Return each line of the data below exactly, omitting any pictures.

-------- DATA EXTRACT --------

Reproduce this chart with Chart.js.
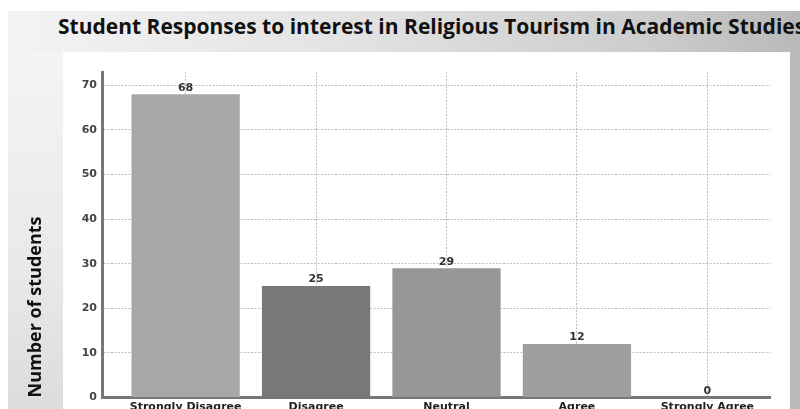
<!DOCTYPE html>
<html>
<head>
<meta charset="utf-8">
<title>Student Responses</title>
<script src="https://cdn.jsdelivr.net/npm/chart.js@4.4.1/dist/chart.umd.min.js"></script>
<style>
  html, body { margin: 0; padding: 0; width: 800px; height: 409px; overflow: hidden; background: #ffffff; }
  .slide { position: absolute; left: 8px; top: 11px; right: 0; bottom: 0;
           background: linear-gradient(to right, #f3f3f3 0%, #e4e4e4 40%, #cdcdcd 80%, #b9b9b9 100%); }
  .slide-left { position: absolute; left: 8px; top: 52px; width: 55px; bottom: 0;
           background: linear-gradient(to bottom, #f4f4f4 0%, #e9e9e9 60%, #dcdcdc 100%); }
  .panel { position: absolute; left: 63px; top: 52px; width: 727px; bottom: 0; background: #ffffff; }
  .heading { position: absolute; left: 58px; top: 12px; white-space: nowrap;
             font-family: "Open Sans", sans-serif; font-weight: 700; font-size: 21px; color: #111; }
  .wrap { position: absolute; left: 0; top: 0; width: 800px; height: 430px; }
</style>
</head>
<body>
<div class="slide"></div>
<div class="slide-left"></div>
<div class="panel"></div>
<div class="heading">Student Responses to interest in Religious Tourism in Academic Studies</div>
<div class="wrap"><canvas id="chart"></canvas></div>
<script>
// Survey categories and how many students chose each one
const responses = ['Strongly Disagree', 'Disagree', 'Neutral', 'Agree', 'Strongly Agree'];
const counts = [68, 25, 29, 12, 0];
const yTicks = [0, 10, 20, 30, 40, 50, 60, 70];
const barColors = ['#a8a8a8', '#787878', '#979797', '#9e9e9e', '#9e9e9e'];

// Writes each count just above its bar
const valueLabels = {
  id: 'valueLabels',
  afterDatasetsDraw(chart) {
    const ctx = chart.ctx;
    const meta = chart.getDatasetMeta(0);
    ctx.save();
    ctx.font = 'bold 11px "DejaVu Sans"';
    ctx.fillStyle = '#333333';
    ctx.textAlign = 'center';
    ctx.textBaseline = 'bottom';
    meta.data.forEach((bar, i) => {
      ctx.fillText(String(counts[i]), bar.x, bar.y - 1);
    });
    ctx.restore();
  }
};

new Chart(document.getElementById('chart'), {
  type: 'bar',
  data: {
    datasets: [{
      data: counts.map((v, i) => ({ x: i, y: v })),
      backgroundColor: barColors,
      borderWidth: 0,
      barPercentage: 0.83,
      categoryPercentage: 1
    }]
  },
  options: {
    responsive: true,
    maintainAspectRatio: false,
    animation: false,
    layout: { padding: { left: 25, top: 72, right: 30, bottom: 12.5 } },
    plugins: { legend: { display: false }, tooltip: { enabled: false } },
    scales: {
      x: {
        type: 'linear',
        offset: false,
        min: -0.641,
        max: 4.48,
        afterBuildTicks(scale) {
          scale.ticks = responses.map((_, i) => ({ value: i }));
        },
        afterFit(scale) { scale.height = 20; },
        ticks: {
          autoSkip: false,
          maxRotation: 0,
          padding: 3,
          color: '#222222',
          font: { family: '"DejaVu Sans"', weight: 'bold', size: 11 },
          callback: (value) => responses[value]
        },
        grid: { offset: false, color: '#bdbdbd', lineWidth: 1, drawTicks: false },
        border: { display: true, color: '#777777', width: 3, dash: [2, 1.5] }
      },
      y: {
        min: 0,
        max: 73,
        afterBuildTicks(scale) {
          scale.ticks = yTicks.map(v => ({ value: v }));
        },
        afterFit(scale) { scale.width = 102 - 25; },
        ticks: {
          padding: 5,
          color: '#444444',
          font: { family: '"DejaVu Sans"', weight: 'bold', size: 11 }
        },
        grid: { color: '#bdbdbd', lineWidth: 1, drawTicks: false },
        border: { display: true, color: '#777777', width: 3, dash: [2, 1.5] },
        title: {
          display: true,
          text: 'Number of students',
          align: 'start',
          color: '#111111',
          padding: { top: 0, bottom: 0 },
          font: { family: '"Open Sans"', weight: 'bold', size: 18 }
        }
      }
    }
  },
  plugins: [valueLabels]
});
</script>
</body>
</html>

--------

→ OUTPUT OF THE TASK:
Reproduce this chart with Chart.js.
<!DOCTYPE html>
<html>
<head>
<meta charset="utf-8">
<title>Student Responses</title>
<script src="https://cdn.jsdelivr.net/npm/chart.js@4.4.1/dist/chart.umd.min.js"></script>
<style>
  html, body { margin: 0; padding: 0; width: 800px; height: 409px; overflow: hidden; background: #ffffff; }
  .slide { position: absolute; left: 8px; top: 11px; right: 0; bottom: 0;
           background: linear-gradient(to right, #f3f3f3 0%, #e4e4e4 40%, #cdcdcd 80%, #b9b9b9 100%); }
  .slide-left { position: absolute; left: 8px; top: 52px; width: 55px; bottom: 0;
           background: linear-gradient(to bottom, #f4f4f4 0%, #e9e9e9 60%, #dcdcdc 100%); }
  .panel { position: absolute; left: 63px; top: 52px; width: 727px; bottom: 0; background: #ffffff; }
  .heading { position: absolute; left: 58px; top: 12px; white-space: nowrap;
             font-family: "Open Sans", sans-serif; font-weight: 700; font-size: 21px; color: #111; }
  .wrap { position: absolute; left: 0; top: 0; width: 800px; height: 430px; }
</style>
</head>
<body>
<div class="slide"></div>
<div class="slide-left"></div>
<div class="panel"></div>
<div class="heading">Student Responses to interest in Religious Tourism in Academic Studies</div>
<div class="wrap"><canvas id="chart"></canvas></div>
<script>
// Survey categories and how many students chose each one
const responses = ['Strongly Disagree', 'Disagree', 'Neutral', 'Agree', 'Strongly Agree'];
const counts = [68, 25, 29, 12, 0];
const yTicks = [0, 10, 20, 30, 40, 50, 60, 70];
const barColors = ['#a8a8a8', '#787878', '#979797', '#9e9e9e', '#9e9e9e'];

// Writes each count just above its bar
const valueLabels = {
  id: 'valueLabels',
  afterDatasetsDraw(chart) {
    const ctx = chart.ctx;
    const meta = chart.getDatasetMeta(0);
    ctx.save();
    ctx.font = 'bold 11px "DejaVu Sans"';
    ctx.fillStyle = '#333333';
    ctx.textAlign = 'center';
    ctx.textBaseline = 'bottom';
    meta.data.forEach((bar, i) => {
      ctx.fillText(String(counts[i]), bar.x, bar.y - 1);
    });
    ctx.restore();
  }
};

new Chart(document.getElementById('chart'), {
  type: 'bar',
  data: {
    datasets: [{
      data: counts.map((v, i) => ({ x: i, y: v })),
      backgroundColor: barColors,
      borderWidth: 0,
      barPercentage: 0.83,
      categoryPercentage: 1
    }]
  },
  options: {
    responsive: true,
    maintainAspectRatio: false,
    animation: false,
    layout: { padding: { left: 25, top: 72, right: 30, bottom: 12.5 } },
    plugins: { legend: { display: false }, tooltip: { enabled: false } },
    scales: {
      x: {
        type: 'linear',
        offset: false,
        min: -0.641,
        max: 4.48,
        afterBuildTicks(scale) {
          scale.ticks = responses.map((_, i) => ({ value: i }));
        },
        afterFit(scale) { scale.height = 20; },
        ticks: {
          autoSkip: false,
          maxRotation: 0,
          padding: 3,
          color: '#222222',
          font: { family: '"DejaVu Sans"', weight: 'bold', size: 11 },
          callback: (value) => responses[value]
        },
        grid: { offset: false, color: '#bdbdbd', lineWidth: 1, drawTicks: false },
        border: { display: true, color: '#777777', width: 3, dash: [2, 1.5] }
      },
      y: {
        min: 0,
        max: 73,
        afterBuildTicks(scale) {
          scale.ticks = yTicks.map(v => ({ value: v }));
        },
        afterFit(scale) { scale.width = 102 - 25; },
        ticks: {
          padding: 5,
          color: '#444444',
          font: { family: '"DejaVu Sans"', weight: 'bold', size: 11 }
        },
        grid: { color: '#bdbdbd', lineWidth: 1, drawTicks: false },
        border: { display: true, color: '#777777', width: 3, dash: [2, 1.5] },
        title: {
          display: true,
          text: 'Number of students',
          align: 'start',
          color: '#111111',
          padding: { top: 0, bottom: 0 },
          font: { family: '"Open Sans"', weight: 'bold', size: 18 }
        }
      }
    }
  },
  plugins: [valueLabels]
});
</script>
</body>
</html>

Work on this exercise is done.